Howdy
His name is Howdy. At least, that’s the name that was given to him by some fraternity brothers decades ago. In the year that I was in school at Tennessee Technological University, I never had the opportunity to meet Howdy, though many of my friends claimed to have met him.
The legend varies, but the one I heard was that one night some fraternity brothers were in the basement playing cards when they heard the front door open. You could hear everything that happened in that old house, so after the door shut they could clearly hear footsteps making their way across the roving room, then into the hallway, and ever closer until they stopped in the kitchen above their head.
“Howdy!”, a voice said from the top of the stairs.
“Howdy! Come on down,” said the brothers.
And that was it. No one came downstairs and no more noises we heard. The back door didn’t open and shut, No footsteps were heard as the voice made its way out, and there was no sign of anyone having been up there.

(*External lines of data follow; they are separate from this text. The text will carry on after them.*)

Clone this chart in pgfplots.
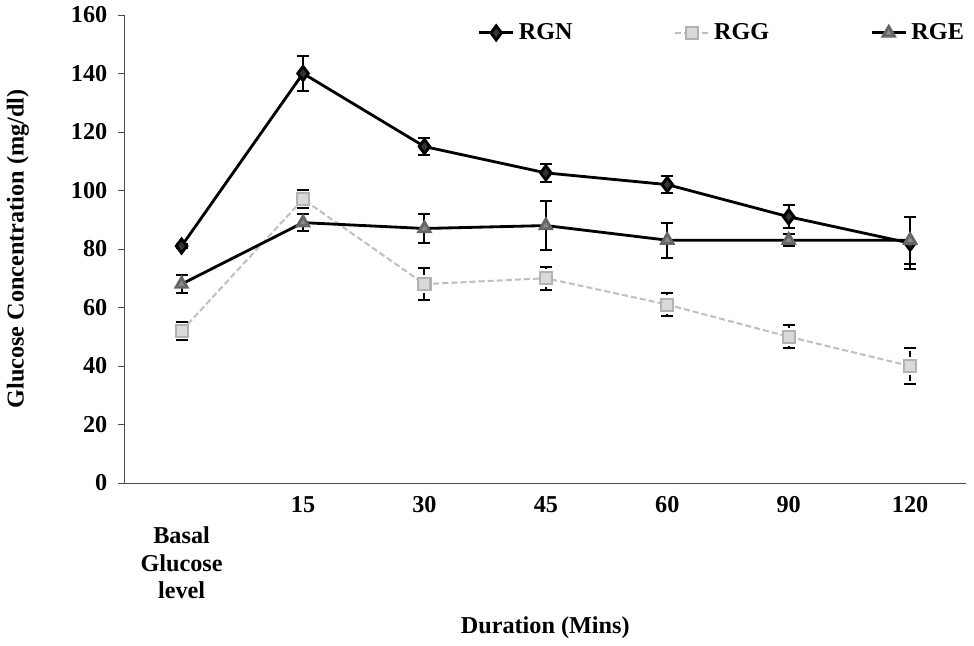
\documentclass[border=0pt]{standalone}
\usepackage{pgfplots}
\pgfplotsset{compat=1.18}
\usepackage{fontspec}
\setmainfont{Liberation Serif}
\begin{document}
\begin{tikzpicture}
\begin{axis}[
  scale only axis,
  width=417pt, height=232pt,
  xmin=-0.47, xmax=6.46,
  ymin=0, ymax=160,
  ytick={0,20,...,160},
  xtick={0,1,2,3,4,5,6},
  xticklabels={{\strut\\Basal\\Glucose\\level},15,30,45,60,90,120},
  xticklabel style={align=center, font=\fontsize{12}{13.75}\selectfont\bfseries},
  yticklabel style={font=\fontsize{12}{14}\selectfont\bfseries, xshift=-2pt},
  /pgf/number format/assume math mode=true,
  axis x line=bottom, axis y line=left,
  axis line style={-, draw=black!70, thin},
  xtick style={draw=none},
  ytick style={draw=black!70},
  tick align=outside,
  major tick length=3pt,
  xlabel={Duration (Mins)},
  ylabel={Glucose Concentration (mg/dl)},
  label style={font=\fontsize{12}{14}\selectfont\bfseries},
  xlabel style={yshift=-2pt},
  ylabel style={yshift=14pt},
  legend columns=3,
  legend style={draw=none, fill=none, at={(1.01,1.0)}, anchor=north east,
    font=\fontsize{12}{14}\selectfont\bfseries,
    /tikz/every even column/.append style={column sep=48pt}},
  legend cell align=left,
  error bars/y dir=both, error bars/y explicit,
  error bars/error mark options={rotate=90, mark size=3pt, line width=1pt, black},
  error bars/error bar style={line width=1pt, black},
]
\addplot[black, line width=1.4pt, mark=diamond*, mark size=3.5pt, mark options={fill=black!80}]
 coordinates {(0,81) +- (0,0.8) (1,140) +- (0,6) (2,115) +- (0,3) (3,106) +- (0,3) (4,102) +- (0,3) (5,91) +- (0,4) (6,82) +- (0,9)};
\addlegendentry{RGN}
\addplot[black!25, line width=1pt, dash pattern=on 3pt off 1.5pt, mark=square*, mark size=3pt, mark options={solid, fill=black!15, draw=black!30}]
 coordinates {(0,52) +- (0,3) (1,97) +- (0,3) (2,68) +- (0,5.5) (3,70) +- (0,4) (4,61) +- (0,4) (5,50) +- (0,4) (6,40) +- (0,6)};
\addlegendentry{RGG}
\addplot[black, line width=1.4pt, mark=triangle*, mark size=3.2pt, mark options={fill=black!45, draw=black!60}]
 coordinates {(0,68) +- (0,3) (1,89) +- (0,3) (2,87) +- (0,5) (3,88) +- (0,8.5) (4,83) +- (0,6) (5,83) +- (0,2) (6,83) +- (0,8)};
\addlegendentry{RGE}
\end{axis}
\end{tikzpicture}
\end{document}
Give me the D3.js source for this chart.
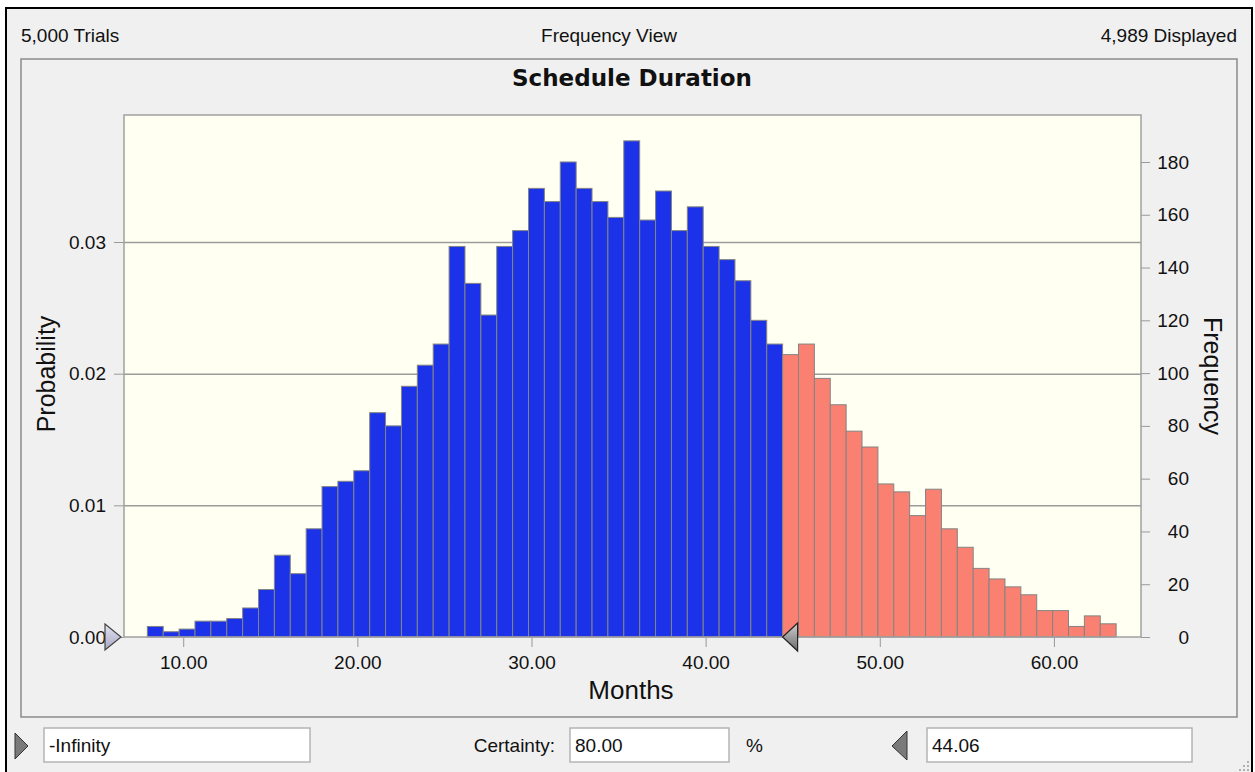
<!DOCTYPE html>
<html lang="en">
<head>
<meta charset="utf-8">
<title>Schedule Duration</title>
<script src="https://cdn.jsdelivr.net/npm/d3@7"></script>
<style>
  body { margin: 0; background: #fff; }
  svg text { font-family: "Liberation Sans", Arial, sans-serif; fill: #111; }
</style>
</head>
<body>
<script>
// frequency of each bin (5,000 trials, 4,989 displayed)
var counts = [4, 2, 3, 6, 6, 7, 11, 18, 31, 24,
              41, 57, 59, 63, 85, 80, 95, 103, 111, 148,
              134, 122, 148, 154, 170, 165, 180, 170, 165, 159,
              188, 158, 169, 154, 163, 148, 143, 135, 120, 111,
              107, 111, 98, 88, 78, 72, 58, 55, 46, 56,
              41, 34, 26, 22, 19, 16, 10, 10, 4, 8, 5];
var binStart = 7.94;
var binWidth = 0.912;
var splitIndex = 40;          // bins left of the certainty marker
var trials = 5000;
var displayed = 4989;
var certainty = "80.00";
var lowerValue = "-Infinity";
var upperValue = "44.06";
var monthTicks = [10, 20, 30, 40, 50, 60];
var probTicks = [0, 0.01, 0.02, 0.03];
var freqTicks = [0, 20, 40, 60, 80, 100, 120, 140, 160, 180];

var w = 1255, h = 772;
var plot = {left: 124, top: 115, right: 1141, bottom: 637};

var svg = d3.select("body").append("svg")
  .attr("width", w).attr("height", h);

// window frame
svg.append("rect").attr("x", 6).attr("y", 8).attr("width", 1246).attr("height", 780)
  .attr("fill", "#f0f0f0").attr("stroke", "#000").attr("stroke-width", 2);

var fmt = d3.format(",");
svg.append("text").attr("x", 21).attr("y", 42).attr("font-size", 19)
  .text(fmt(trials) + " Trials");
svg.append("text").attr("x", 609).attr("y", 42).attr("font-size", 19)
  .attr("text-anchor", "middle").text("Frequency View");
svg.append("text").attr("x", 1237).attr("y", 42).attr("font-size", 19)
  .attr("text-anchor", "end").text(fmt(displayed) + " Displayed");

// chart panel
svg.append("rect").attr("x", 21).attr("y", 59).attr("width", 1216).attr("height", 658)
  .attr("fill", "none").attr("stroke", "#8a8a8a").attr("stroke-width", 1.5);

svg.append("text").attr("x", 632).attr("y", 86)
  .attr("text-anchor", "middle")
  .style("font-family", "'DejaVu Sans', sans-serif")
  .attr("font-weight", "bold").attr("font-size", 23)
  .text("Schedule Duration");

var x = d3.scaleLinear().domain([6.6, 65]).range([plot.left, plot.right]);
var yFreq = d3.scaleLinear().domain([0, 197.8]).range([plot.bottom, plot.top]);
var yProb = d3.scaleLinear().domain([0, 197.8 / displayed]).range([plot.bottom, plot.top]);

svg.append("rect")
  .attr("x", plot.left).attr("y", plot.top)
  .attr("width", plot.right - plot.left).attr("height", plot.bottom - plot.top)
  .attr("fill", "#fffff2");

// left axis with grid lines
var leftAxis = svg.append("g")
  .attr("transform", "translate(" + plot.left + ",0)")
  .call(d3.axisLeft(yProb).tickValues(probTicks).tickFormat(d3.format(".2f"))
    .tickSize(10).tickPadding(8));
leftAxis.select(".domain").remove();
leftAxis.selectAll("line").attr("stroke", "#999");
leftAxis.selectAll("text").attr("font-size", 19).attr("font-family", null);
leftAxis.selectAll(".tick").filter(function(d) { return d > 0; })
  .append("line").attr("x2", plot.right - plot.left)
  .attr("stroke", "#9c9c9c").attr("stroke-width", 1.5);

// right axis (frequency)
var rightAxis = svg.append("g")
  .attr("transform", "translate(" + plot.right + ",0)")
  .call(d3.axisRight(yFreq).tickValues(freqTicks).tickSize(9).tickPadding(8));
rightAxis.select(".domain").remove();
rightAxis.selectAll("line").attr("stroke", "#999");
rightAxis.selectAll("text").attr("font-size", 19).attr("font-family", null)
  .attr("text-anchor", "end").attr("x", 48);

// bottom axis
var bottomAxis = svg.append("g")
  .attr("transform", "translate(0," + (plot.bottom + 1) + ")")
  .call(d3.axisBottom(x).tickValues(monthTicks).tickFormat(d3.format(".2f"))
    .tickSize(9).tickPadding(9));
bottomAxis.select(".domain").remove();
bottomAxis.selectAll("line").attr("stroke", "#999");
bottomAxis.selectAll("text").attr("font-size", 19).attr("font-family", null);

// bars
svg.append("g").selectAll("rect")
  .data(counts)
  .enter().append("rect")
  .attr("x", function(d, i) { return x(binStart + i * binWidth); })
  .attr("width", function(d, i) { return x(binStart + (i + 1) * binWidth) - x(binStart + i * binWidth); })
  .attr("y", function(d) { return yFreq(d); })
  .attr("height", function(d) { return plot.bottom - yFreq(d); })
  .attr("fill", function(d, i) { return i < splitIndex ? "#1b32e8" : "#fa8072"; })
  .attr("stroke", "#848484").attr("stroke-width", 1);

// plot border
svg.append("rect")
  .attr("x", plot.left).attr("y", plot.top)
  .attr("width", plot.right - plot.left).attr("height", plot.bottom - plot.top)
  .attr("fill", "none").attr("stroke", "#a0a0a0").attr("stroke-width", 1.5);

// axis titles
svg.append("text").attr("x", 631).attr("y", 699).attr("font-size", 26)
  .attr("text-anchor", "middle").text("Months");
svg.append("text").attr("transform", "translate(55,374) rotate(-90)")
  .attr("font-size", 25).attr("text-anchor", "middle").text("Probability");
svg.append("text").attr("transform", "translate(1204,376) rotate(90)")
  .attr("font-size", 25).attr("text-anchor", "middle").text("Frequency");

// grabbers
var gradL = svg.append("defs").append("linearGradient").attr("id", "grabL")
  .attr("x1", 0).attr("y1", 0).attr("x2", 0).attr("y2", 1);
gradL.append("stop").attr("offset", 0).attr("stop-color", "#e4e4f2");
gradL.append("stop").attr("offset", 1).attr("stop-color", "#a6a6c4");
var gradR = svg.select("defs").append("linearGradient").attr("id", "grabR")
  .attr("x1", 0).attr("y1", 0).attr("x2", 0).attr("y2", 1);
gradR.append("stop").attr("offset", 0).attr("stop-color", "#d0d0d0");
gradR.append("stop").attr("offset", 1).attr("stop-color", "#6a6a6a");

var lx = plot.left - 3, by = plot.bottom;
svg.append("path")
  .attr("d", "M" + (lx - 16) + "," + (by - 13) + "L" + lx + "," + by + "L" + (lx - 16) + "," + (by + 13) + "Z")
  .attr("fill", "url(#grabL)").attr("stroke", "#444").attr("stroke-width", 1.2);
var rx = x(binStart + splitIndex * binWidth);
svg.append("path")
  .attr("d", "M" + (rx + 15) + "," + (by - 14) + "L" + rx + "," + by + "L" + (rx + 15) + "," + (by + 14) + "Z")
  .attr("fill", "url(#grabR)").attr("stroke", "#222").attr("stroke-width", 1.2);

// controls under the chart
function box(x0, x1, label) {
  svg.append("rect").attr("x", x0).attr("y", 728).attr("width", x1 - x0).attr("height", 34)
    .attr("fill", "#fff").attr("stroke", "#b4b4b4").attr("stroke-width", 1.5);
  svg.append("text").attr("x", x0 + 5).attr("y", 752).attr("font-size", 19).text(label);
}
svg.append("path").attr("d", "M15,733L28,746L15,759Z")
  .attr("fill", "#7a7a7a").attr("stroke", "#333");
box(44, 310, lowerValue);
svg.append("text").attr("x", 555).attr("y", 752).attr("font-size", 19)
  .attr("text-anchor", "end").text("Certainty:");
box(570, 729, certainty);
svg.append("text").attr("x", 746).attr("y", 752).attr("font-size", 19).text("%");
svg.append("path").attr("d", "M907,731L892,746L907,760Z")
  .attr("fill", "#7a7a7a").attr("stroke", "#333");
box(927, 1192, upperValue);

// resize grip
var grip = [[1247, 761], [1243, 765], [1247, 765], [1239, 769], [1243, 769], [1247, 769]];
svg.append("g").selectAll("rect").data(grip).enter().append("rect")
  .attr("x", function(d) { return d[0]; }).attr("y", function(d) { return d[1]; })
  .attr("width", 2).attr("height", 2).attr("fill", "#b0b0b0");
</script>
</body>
</html>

Since then stories have been told of cold spots in the house. Brothers have reported being held down on their bed and having their blankets ripped off of them. Inanimate objects are said to move on their own.
It’s hard to say what is true and what isn’t when it comes to legends; maybe those boys did hear something, or maybe Phi Delta Theta was not yet a dry house and their imaginations were over-saturated.
Regardless, that’s part of the fun of legends; ghost stories don’t have to be true to be interesting. They tell more about the storyteller than the story. They show us how information is shared from one generation to the next.
The ghost stories we tell demonstrate what scares us and what we believe in. And this one tells you why nearly twenty years after having first heard this story standing on the staircase at the Phi Delta Theta house I’m prone to greet folks with a hearty, “Howdy!”